But despite Franco's preference for a neoclassicism of the Habsburg kind, Spanish architecture during the Franco period tends to recognize the "Avant Garde" just like Dali and Miro in terms of painting.

Perdido bridge by engineer Eduardo Torroja Miret and Cesar Villalba Granda 
The Perdido bridge for instance, was made in 1939 to 1942 by engineer Eduardo Torroja Miret and Cesar Villalba Granda. Contrary to the neoclassical style had the Caudillo encouraged, used then-modern designs and was built mainly consist of concrete.

Torre de Madrid
So was the Torre de Madrid by Julio Otamendi that was made in 1954 to 1957. The developer, Compañía Inmobiliaria Metropolitana, also created the earlier Edificio España which was made in 1920 (During the regime of King Alfonso). 
Spain, like other European countries, had also experienced creating high-rise buildings, skyscrapers as part of "National development" both during Primo de Rivera and Franco periods with the latter somehow wanted to develop Spain further as it tries to open itself to the west by means of modernizing existing complexes and institutions; somewhat breaking with the idea of neoclassicism in Art and Architecture.

Angels of Peace , of Jose Espinós Alonso , Madrid, 1964.
Sculpture to convey and recall

Like Painting, Spanish sculpture during the regime had been much appropriated to the ideology no matter how "modern" it was depicted. Again, it espouses a triumphalist, if not regalistic appearance such as the equestrian statue of Franco below:

Equestrian statue of Franco by Jose Capuz
Capuz's work was somehow made similar to those of earlier statues featuring horse-riding leaders of long ago. With Franco wearing a uniform and carrying a baton, it invokes himself as victorious, Roman-like, or even Kingly the way he himself presented as "the grace of god" and "glorious leader of the 'national liberation crusade'".

monument of Jose Calvo Sotelo
Otherwise, most of the sculpture encouraged by the regime invoke "in memoriam" of leaders like Jose Calvo Sotelo (right-wing legislator) or Franco's Right-hand successor, Admiral Carrero Blanco who was killed by the Basque separatist group, ETA in the 1970s.

monument to Admiral Carrero Blanco
These edifices, both made in memoriam of Calvo Sotelo and Blanco, were made years after the war (1960s to mid-1970s)  and invokes continuity of the classical forms or academicians, appropriate to the official ideology especially those of conservatism. Alonzo's Angeles de la Paz was made in commemoration of Franco's leadership as "peaceful within 20 years" after the war.

However, there were artists that had conveyed works contrary to the triumphalist nature of the regime.
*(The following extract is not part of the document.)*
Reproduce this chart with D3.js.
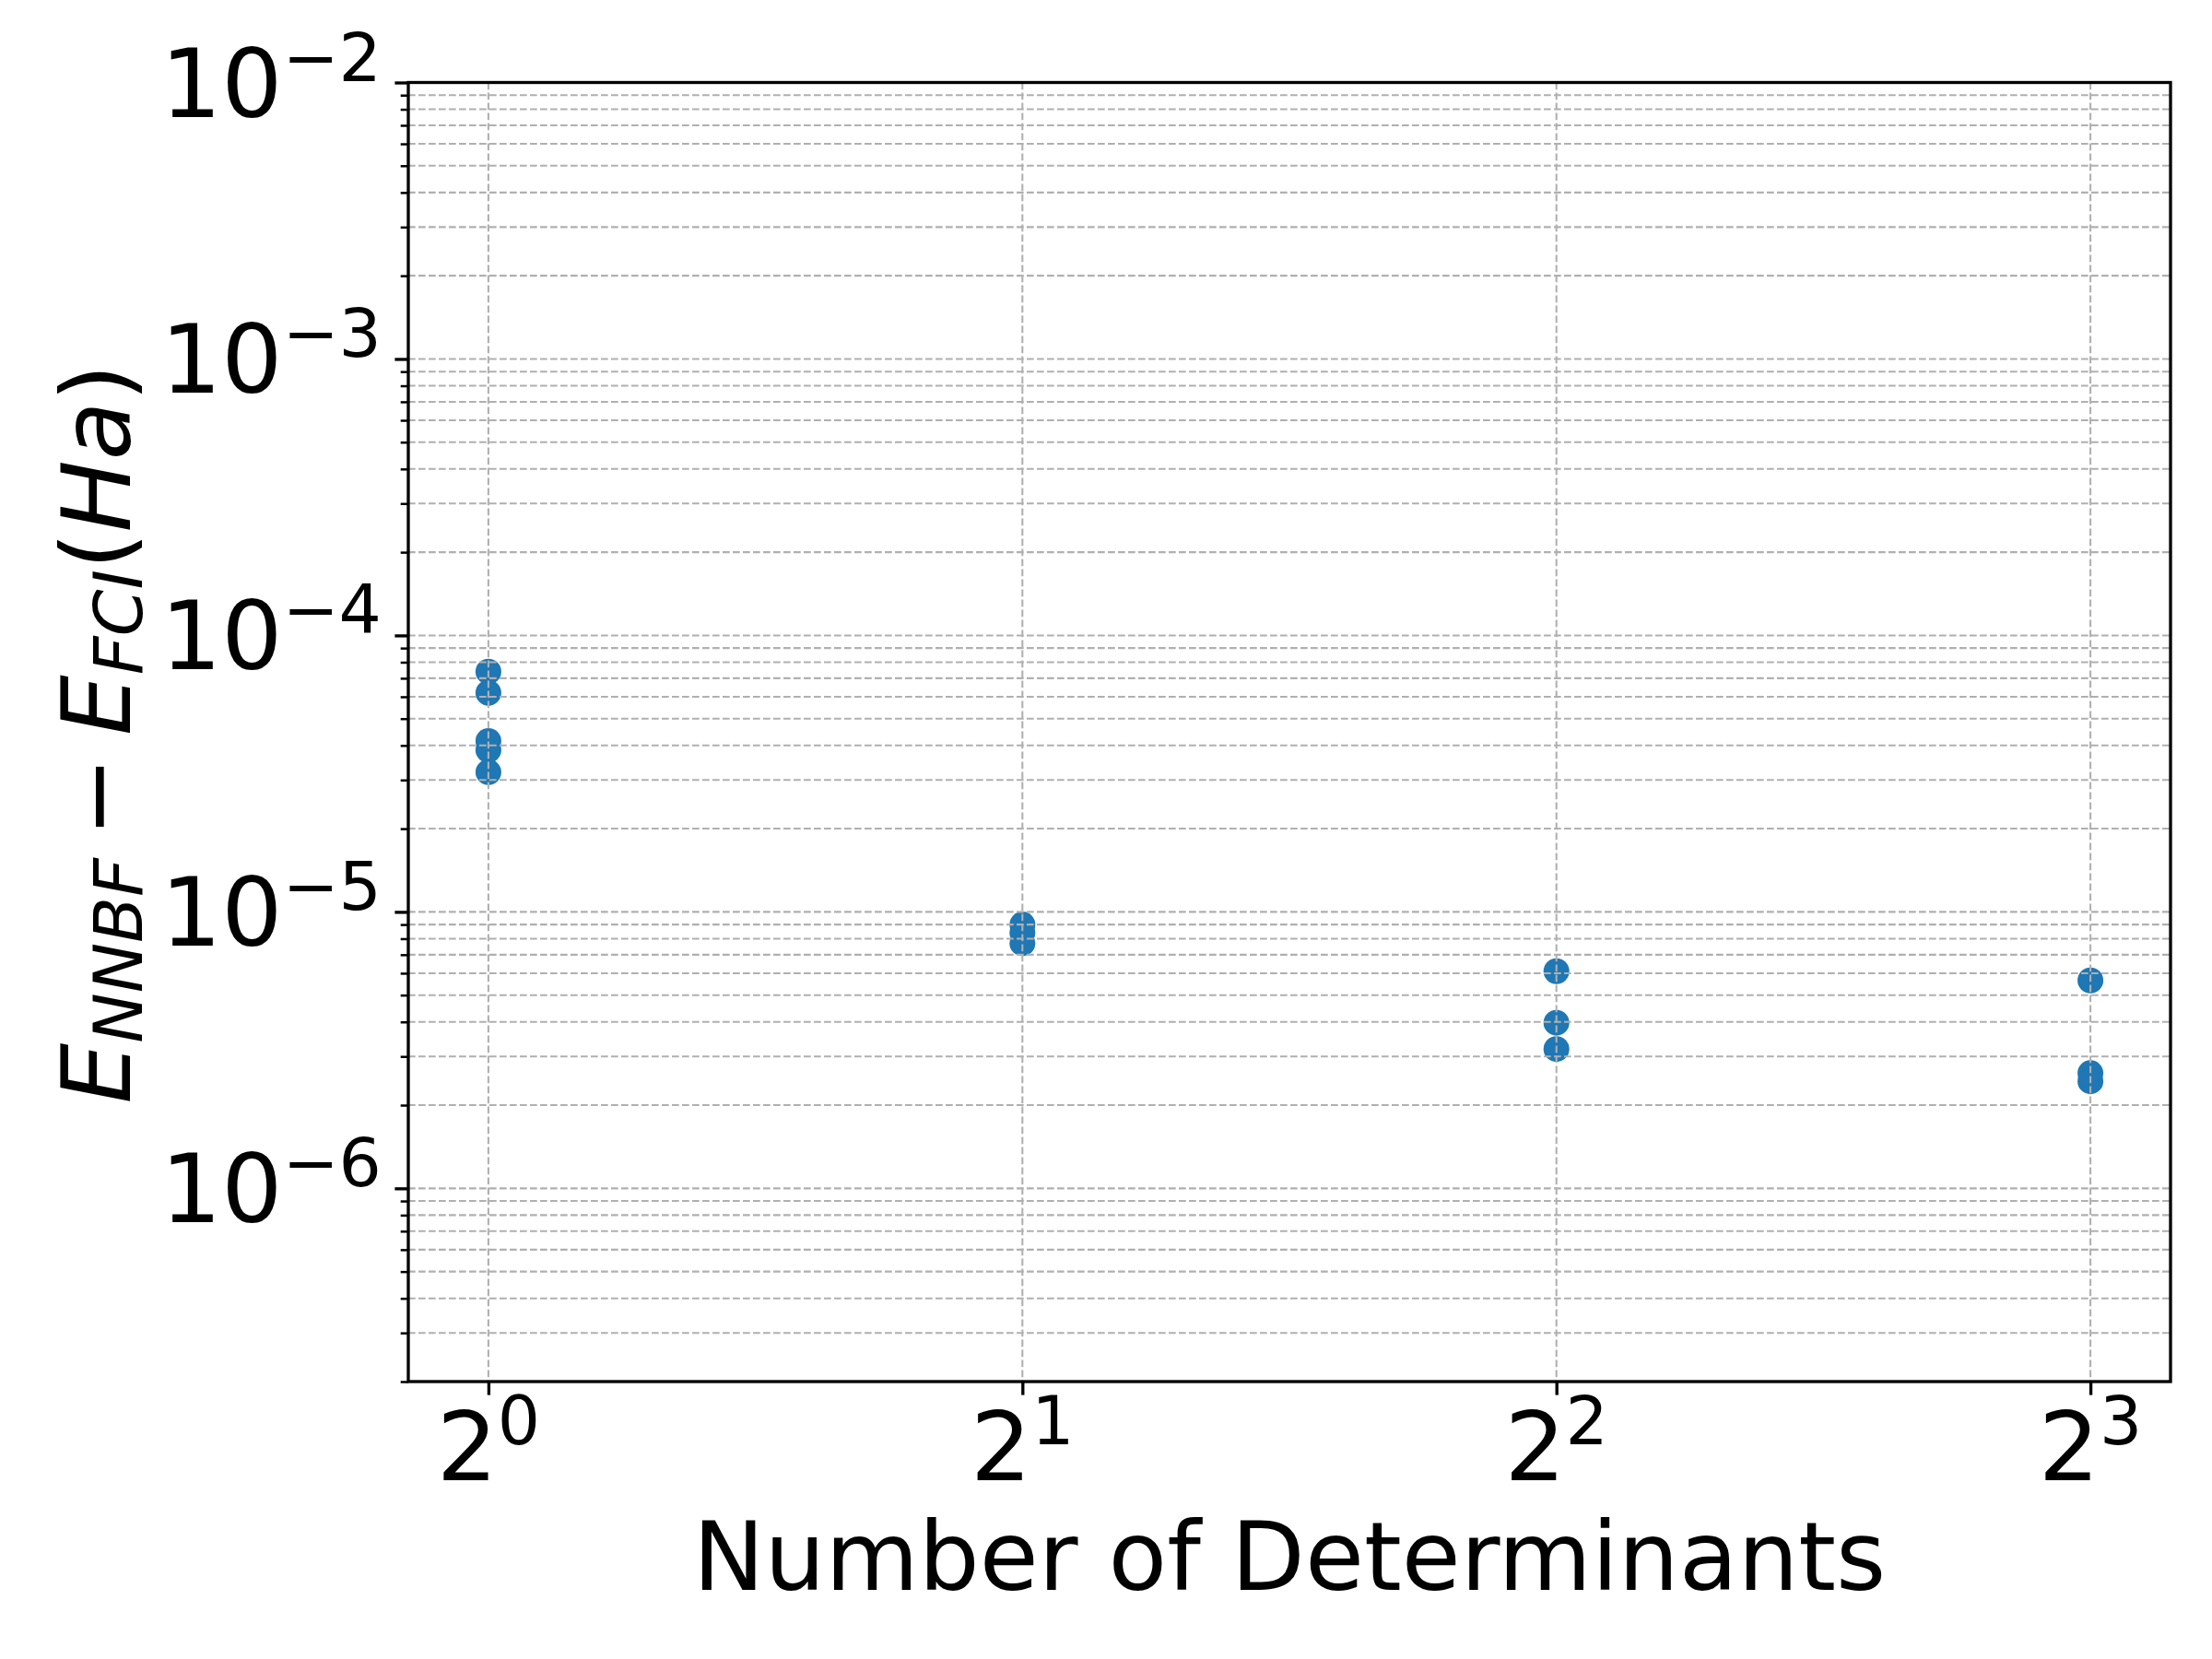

As according to La escultura contemporánea by Valdearcos, the next generation of sculptures had engaged in abstract sculpture such as Pablo Serrano, Eusebio Sempere, Palazuelo, Martín Chirino, Andreu Alfaro. As well as the creation of the Museum of Outdoor Sculpture of Paseo de la Castellana in Madrid, wherein it featured "La Sirena Virada" by Eduardo Chilida.

"La Sirena Virada" by Eduardo Chilida
Monument to Jose Maria Peman, Cadiz

Keeping the folkish spirit through music and literature

As the world had been starting to content in foreign imports such as Jazz from the United States, Spain tends to revisit ages-old spirit, especially those from music and literature after the civil war despite having the bulk of intellectuals been driven into exile made by the conflict with some international celebrities of great weight returned to Spain such as Arturo Duperier, José Ortega y Gasset, and even Salvador Dali who was even criticized for being an "Anarchist" and at the same time supporting Franco himself.
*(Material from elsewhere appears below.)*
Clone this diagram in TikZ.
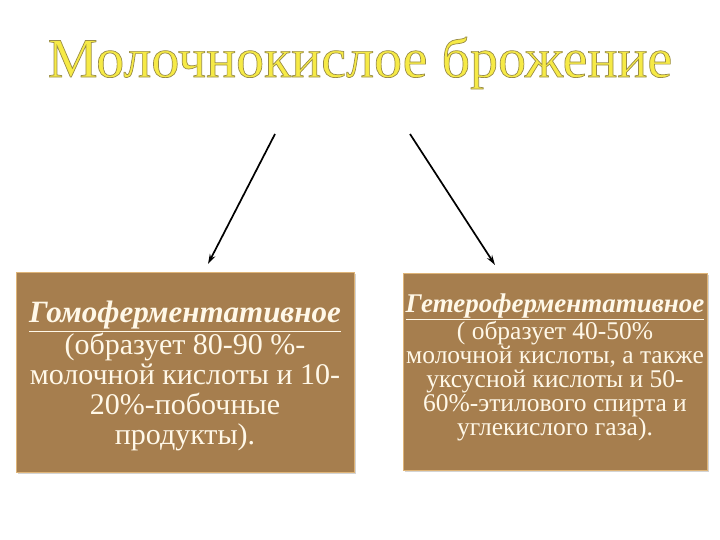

Just like in Education whose emphasis was based on faith as the foundation of all sciences, minimal scientific activity was maintained through the creation of the Institute of Political Studies (1939), CSIC (1939), and the Institute of Hispanic Culture (1946); as well as some areas of relations through social gatherings such at the Café Gijón, and even magazines such as Vértice (1937 to 1946), Escorial (1940 to 1950), Garcilaso-Juventud creadora (1943 to 1946), Espadaña (1944 to 1951), Ínsula (launched 1946), and Cántico (1947 to 1949).
The long, yet slow Spanish postwar recovery during the 1940s and 1950s had created a cultural wasteland within the destroyed, hungry and isolated Spain, exacerbated by repression, passing through the 'purification' of the educational system and cultural institutions, the purges of books, and widespread censorship. Franco's leadership was all meant "putting things into order" that involves strong interference by the religious sector in terms of marriage and education, as well as purging possible subversion that includes culture and the arts.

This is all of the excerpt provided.